● **WHAT NEEDS TO BE DONE**: Identify, in the records below, every line where the string "page" appears, and copy each such line.

● **DATASET**:

----

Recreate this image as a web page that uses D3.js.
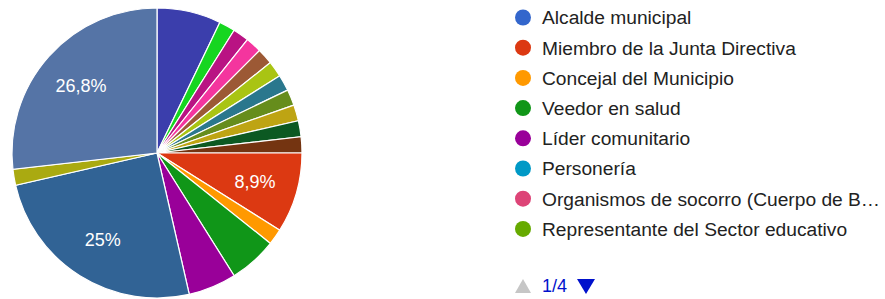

----

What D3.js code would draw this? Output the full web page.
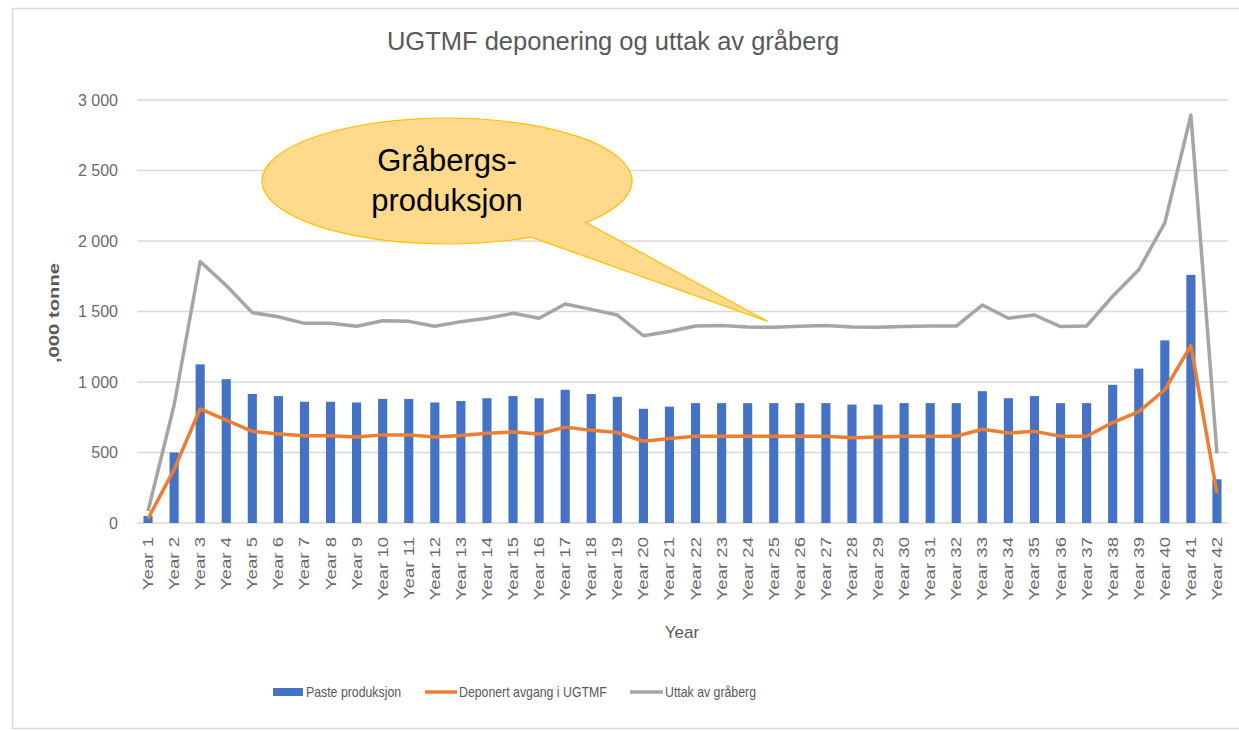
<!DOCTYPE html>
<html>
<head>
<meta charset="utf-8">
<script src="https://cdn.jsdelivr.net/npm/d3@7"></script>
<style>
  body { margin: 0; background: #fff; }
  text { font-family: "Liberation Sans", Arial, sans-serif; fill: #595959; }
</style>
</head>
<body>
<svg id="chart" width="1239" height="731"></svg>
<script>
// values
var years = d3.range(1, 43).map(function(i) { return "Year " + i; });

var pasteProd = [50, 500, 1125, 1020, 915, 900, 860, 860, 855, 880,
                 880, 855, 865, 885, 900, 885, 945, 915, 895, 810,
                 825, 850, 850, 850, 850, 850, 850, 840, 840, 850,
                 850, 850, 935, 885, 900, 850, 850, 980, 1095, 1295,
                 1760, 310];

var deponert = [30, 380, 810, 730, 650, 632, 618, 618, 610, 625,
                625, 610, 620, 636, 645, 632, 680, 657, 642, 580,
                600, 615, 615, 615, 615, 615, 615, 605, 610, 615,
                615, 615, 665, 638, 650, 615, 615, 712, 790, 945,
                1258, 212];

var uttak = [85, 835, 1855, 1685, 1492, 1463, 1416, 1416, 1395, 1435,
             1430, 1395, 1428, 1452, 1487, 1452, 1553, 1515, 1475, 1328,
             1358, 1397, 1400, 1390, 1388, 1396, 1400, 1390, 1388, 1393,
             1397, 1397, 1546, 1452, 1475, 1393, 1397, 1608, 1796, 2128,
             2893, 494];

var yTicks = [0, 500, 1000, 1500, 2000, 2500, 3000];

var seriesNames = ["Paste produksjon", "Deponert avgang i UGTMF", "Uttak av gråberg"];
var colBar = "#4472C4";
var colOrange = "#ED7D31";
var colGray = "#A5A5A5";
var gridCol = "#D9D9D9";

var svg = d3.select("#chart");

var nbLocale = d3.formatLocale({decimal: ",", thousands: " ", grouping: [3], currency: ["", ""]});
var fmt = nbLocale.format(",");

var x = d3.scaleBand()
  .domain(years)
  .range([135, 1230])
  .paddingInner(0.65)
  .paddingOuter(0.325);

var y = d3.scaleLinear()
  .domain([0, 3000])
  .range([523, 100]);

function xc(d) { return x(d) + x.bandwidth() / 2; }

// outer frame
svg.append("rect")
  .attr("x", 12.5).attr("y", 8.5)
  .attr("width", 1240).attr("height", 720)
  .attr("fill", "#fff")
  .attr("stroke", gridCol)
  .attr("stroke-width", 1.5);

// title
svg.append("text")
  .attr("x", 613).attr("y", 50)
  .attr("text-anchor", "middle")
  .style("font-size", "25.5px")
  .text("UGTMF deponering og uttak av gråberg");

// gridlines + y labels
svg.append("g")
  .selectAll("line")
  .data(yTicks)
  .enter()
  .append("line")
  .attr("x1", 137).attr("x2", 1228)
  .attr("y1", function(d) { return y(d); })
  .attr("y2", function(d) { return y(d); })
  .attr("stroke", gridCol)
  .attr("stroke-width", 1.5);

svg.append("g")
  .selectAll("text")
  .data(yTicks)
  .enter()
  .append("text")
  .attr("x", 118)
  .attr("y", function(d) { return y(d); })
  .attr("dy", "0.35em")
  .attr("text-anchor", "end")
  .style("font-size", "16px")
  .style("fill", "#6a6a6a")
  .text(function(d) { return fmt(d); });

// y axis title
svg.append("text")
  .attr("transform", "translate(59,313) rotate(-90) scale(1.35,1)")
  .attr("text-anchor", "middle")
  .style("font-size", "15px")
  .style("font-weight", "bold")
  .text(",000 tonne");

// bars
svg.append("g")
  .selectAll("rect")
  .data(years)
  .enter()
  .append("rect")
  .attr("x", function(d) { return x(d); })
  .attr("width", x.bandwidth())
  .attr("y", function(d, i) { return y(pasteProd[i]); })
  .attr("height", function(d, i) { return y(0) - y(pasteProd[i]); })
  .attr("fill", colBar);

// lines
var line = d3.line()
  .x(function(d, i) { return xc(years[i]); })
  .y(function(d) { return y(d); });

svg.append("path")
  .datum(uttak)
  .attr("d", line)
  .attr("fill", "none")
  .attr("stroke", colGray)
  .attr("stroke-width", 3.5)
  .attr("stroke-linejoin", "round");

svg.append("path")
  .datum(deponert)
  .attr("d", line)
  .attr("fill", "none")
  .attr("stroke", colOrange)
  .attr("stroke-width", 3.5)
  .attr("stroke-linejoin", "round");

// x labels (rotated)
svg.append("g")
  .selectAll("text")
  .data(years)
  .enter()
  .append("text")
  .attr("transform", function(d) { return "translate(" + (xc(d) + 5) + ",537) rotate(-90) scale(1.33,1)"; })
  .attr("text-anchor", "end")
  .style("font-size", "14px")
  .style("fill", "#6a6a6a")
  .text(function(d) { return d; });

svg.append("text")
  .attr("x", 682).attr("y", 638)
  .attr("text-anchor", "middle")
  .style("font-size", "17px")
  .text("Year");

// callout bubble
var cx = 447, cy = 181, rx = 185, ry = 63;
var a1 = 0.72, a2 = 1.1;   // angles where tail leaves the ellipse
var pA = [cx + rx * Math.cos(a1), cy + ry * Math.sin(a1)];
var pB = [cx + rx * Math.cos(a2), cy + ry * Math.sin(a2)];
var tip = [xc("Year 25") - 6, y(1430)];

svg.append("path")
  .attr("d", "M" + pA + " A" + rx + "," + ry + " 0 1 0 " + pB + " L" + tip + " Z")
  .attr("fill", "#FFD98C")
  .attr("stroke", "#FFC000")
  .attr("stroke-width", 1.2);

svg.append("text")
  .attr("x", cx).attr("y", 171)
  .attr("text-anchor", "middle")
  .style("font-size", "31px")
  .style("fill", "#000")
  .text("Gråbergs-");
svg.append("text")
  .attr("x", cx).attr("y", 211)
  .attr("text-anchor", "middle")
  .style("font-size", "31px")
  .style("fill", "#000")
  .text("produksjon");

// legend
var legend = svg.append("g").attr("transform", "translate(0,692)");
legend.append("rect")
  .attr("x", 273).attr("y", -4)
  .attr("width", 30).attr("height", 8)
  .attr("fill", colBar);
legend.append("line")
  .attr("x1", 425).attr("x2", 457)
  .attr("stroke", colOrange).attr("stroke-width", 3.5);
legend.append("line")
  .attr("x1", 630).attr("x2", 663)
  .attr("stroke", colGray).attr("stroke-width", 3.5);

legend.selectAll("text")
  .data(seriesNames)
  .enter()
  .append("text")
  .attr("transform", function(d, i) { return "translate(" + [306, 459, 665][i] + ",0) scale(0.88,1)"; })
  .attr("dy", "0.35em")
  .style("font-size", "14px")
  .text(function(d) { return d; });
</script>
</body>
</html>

----

● **RESPONSE TO THIS EXERCISE**:
Recreate this image as a web page that uses D3.js.
What D3.js code would draw this? Output the full web page.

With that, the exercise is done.